CAAC Broke Its Words

Beginning yesterday, China's domestic air-fares down 1 percent, while the fuel prices have dropped 20 percent in three months, according to the information from the Civil Aviation Administration of China, the Youth Post reported today.

According to the Planning Commission, the domestic air-fairs are regulated in line with the changes of the aviation fuel prices, and 3 percent of air-fares increase (down) are allowed to make up for the 10 percent increase (down) of the fuel prices. However, according to CAAC, the increase margin of air-fares has an upper-limit of 14 percent now instead of the original 20 percent.

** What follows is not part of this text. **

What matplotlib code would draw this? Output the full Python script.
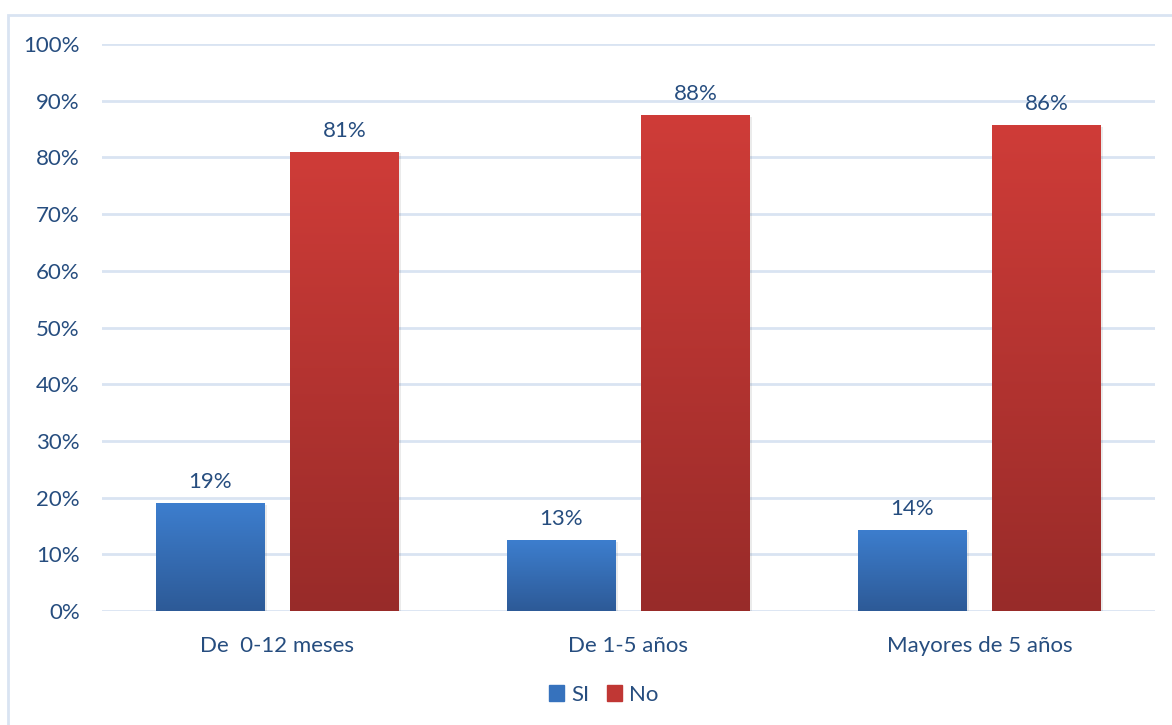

The current domestic fuel price has fallen 20 percent from November 1, 2000, according to CAAC's price office, so the price-cutting margin of air-fares should be around 6 percent. The original air-fare 1040 yuan (US$125) from Beijing to Shanghai should drop at least 50 yuan instead of the only ten-yuan cutting since yesterday.

On November 5 last year, the air-fares of all airline companies only increase 15 percent rather than the allowed margin of 20 percent. So the actual 1 percent cutting now aimed at making up for the loss last time, said CAAC's price office.

The 15 percent of air-fare increase in November last year resulted from the 86 percent increase of the fuel price from 1999 to 2000, while the 20 percent falling of the fuel prices didn't get the corresponding responses, said an insider.